US 12,229,780 B2
	Embedding service for unstructured data
Runhua Zhao, Milpitas, CA (US); Vinay Patlolla, Daly City, CA (US); Nikolas Terani, Los Angeles, CA (US); Taylor J. Cressy, Los Angles, CA (US); and Henry Venturelli, Los Angeles, CA (US)
Assigned to Inuit Inc., Mountain View, CA (US)
Filed by Intuit Inc., Mountain View, CA (US)
Filed on Jul. 30, 2021, as Appl. No. 17/389,532.
Prior Publication US 2023/0035639 A1, Feb. 2, 2023
Int. Cl.

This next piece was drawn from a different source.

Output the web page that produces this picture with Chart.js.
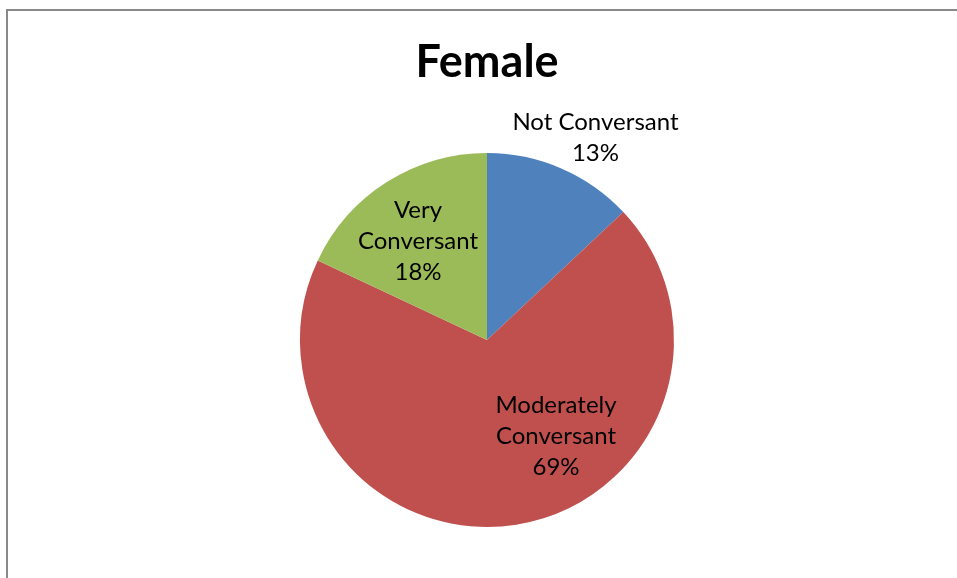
<!DOCTYPE html>
<html lang="en">
  <head>
    <meta charset="UTF-8" />
    <title>Female</title>
    <script src="https://cdn.jsdelivr.net/npm/chart.js@4/dist/chart.umd.min.js"></script>
    <style>
      html, body { margin: 0; padding: 0; background: #fff; }
      .frame {
        position: absolute; left: 6px; top: 9px;
        width: 1000px; height: 620px;
        border: 2px solid #898989; box-sizing: border-box;
      }
      .wrap { position: absolute; left: 0; top: 0; width: 957px; height: 578px; }
    </style>
  </head>
  <body>
    <div class="frame"></div>
    <div class="wrap"><canvas id="pie"></canvas></div>

    <script>
      // data
      const categories = ["Not Conversant", "Moderately Conversant", "Very Conversant"];
      const shares = [13, 69, 18];
      const labelLines = [["Not Conversant"], ["Moderately", "Conversant"], ["Very", "Conversant"]];
      const colors = ["#4F81BD", "#C0504D", "#9BBB59"];

      // label anchor relative to pie centre, in units of the radius
      const labelOffsets = [[0.58, -1.08], [0.369, 0.513], [-0.369, -0.529]];

      const sliceLabels = {
        id: "sliceLabels",
        afterDatasetsDraw(chart) {
          const ctx = chart.ctx;
          const meta = chart.getDatasetMeta(0);
          ctx.save();
          ctx.font = "24px Lato, 'DejaVu Sans', sans-serif";
          ctx.fillStyle = "#000";
          ctx.textAlign = "center";
          ctx.textBaseline = "middle";
          const lh = 31;
          meta.data.forEach((arc, i) => {
            const lines = labelLines[i].concat([shares[i] + "%"]);
            const cx = arc.x + labelOffsets[i][0] * arc.outerRadius;
            const cy = arc.y + labelOffsets[i][1] * arc.outerRadius;
            const y0 = cy - ((lines.length - 1) * lh) / 2;
            lines.forEach((t, k) => ctx.fillText(t, cx, y0 + k * lh));
          });
          ctx.restore();
        },
      };

      new Chart(document.getElementById("pie"), {
        type: "pie",
        data: {
          labels: categories,
          datasets: [
            {
              data: shares,
              backgroundColor: colors,
              borderWidth: 0,
            },
          ],
        },
        options: {
          responsive: true,
          maintainAspectRatio: false,
          animation: false,
          layout: { padding: { left: 17, right: 0, top: 0, bottom: 51 } },
          plugins: {
            legend: { display: false },
            tooltip: { enabled: false },
            title: {
              display: true,
              text: "Female",
              color: "#000",
              font: { family: "Lato, 'DejaVu Sans', sans-serif", size: 45, weight: "bold", lineHeight: 1.2 },
              padding: { top: 35, bottom: 64 },
            },
          },
        },
        plugins: [sliceLabels],
      });
    </script>
  </body>
</html>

G06Q 40/00 (2023.01); G06F 16/338 (2019.01); G06Q 20/40 (2012.01); G06N 20/00 (2019.01)

CPC G06Q 20/4016 (2013.01) [G06F 16/3347 (2019.01); G06F 16/338 (2019.01); G06F 16/353 (2019.01); G06N 20/00 (2019.01)]

12 Claims

1. A method for detecting fraud in a transaction record, comprising:

receiving, from a software application, by an online fraud determination service, the transaction record, wherein the record comprises an untransformed transaction including a first unstructured data, wherein the online fraud determination service includes an embedding model, a cluster model, a query generator, a transaction transformer, and a fraud determination model;

generating, by the embedding model corresponding to the first unstructured data, a first vector from the first unstructured data included in the untransformed transaction, wherein the embedding model is trained to generate vectors from the first unstructured data;

receiving, by the cluster model, from the embedding model, the first vector corresponding to the first unstructured data;

assigning, by the cluster model, for the first vector, a first cluster ID by matching the first vector with a first matching cluster vector,

wherein the first cluster ID is based on a cluster of vectors within a threshold distance of a centroid of the cluster of vectors,

the centroid represents an average of the vectors in that cluster,

wherein the first cluster ID is one of a first set of cluster ID's in which each cluster ID in the first set is expressed in a fixed format comprising an integer or alphanumeric string, and

the cluster model is trained to cluster vectors from the first unstructured data;

generating, by a query generator, a first query using the first cluster ID and the untransformed transaction;

generating, using the first query, a query result from a plurality of features of prior transactions stored in a feature store, wherein the features are generated from a plurality of prior transformed transactions, wherein each transformed transaction comprises one or more cluster IDs;

transforming, by a transaction transformer, using a plurality of cluster IDs generated by the cluster model, wherein the transformed transactions are generated from a plurality of untransformed transactions by transforming them to a plurality of transformed transactions,

wherein the plurality of transformed transactions each comprise a cluster ID, and

wherein the plurality of untransformed transactions comprises the untransformed transaction, and

wherein transforming each of the untransformed transactions comprises replacing the first unstructured data from the untransformed transaction with the first cluster ID, assigned to the first vector generated from the first unstructured data, in a transformed transaction of the plurality of transformed transactions;

generating, by a feature generator, a plurality of features from the plurality of transformed transactions and storing, by the feature generator, the plurality of features in a database,

wherein the plurality of features comprise cluster-derived features including cluster ID's expressed in the fixed format;

applying the fraud determination model to the query result to generate a fraud score for the transformed transaction,

wherein the fraud determination model has been trained on the cluster-derived features expressed in the fixed format and on other non-cluster derived features,

wherein the fraud score is based on the query result and indicates a probability that the transformed transaction is fraudulent, and

wherein the fraud determination model is trained on untransformed transactions and a combination of features derived from training transactions labeled as fraudulent or valid;

presenting the fraud score and the first cluster ID to a user of the software application; and

updating the cluster model to add or delete or modify the clusters to generate a second set of cluster ID's, wherein the second set of cluster ID's is expressed in the fixed format, whereby generating the second set of cluster ID's does not affect the input or output of the fraud determination model.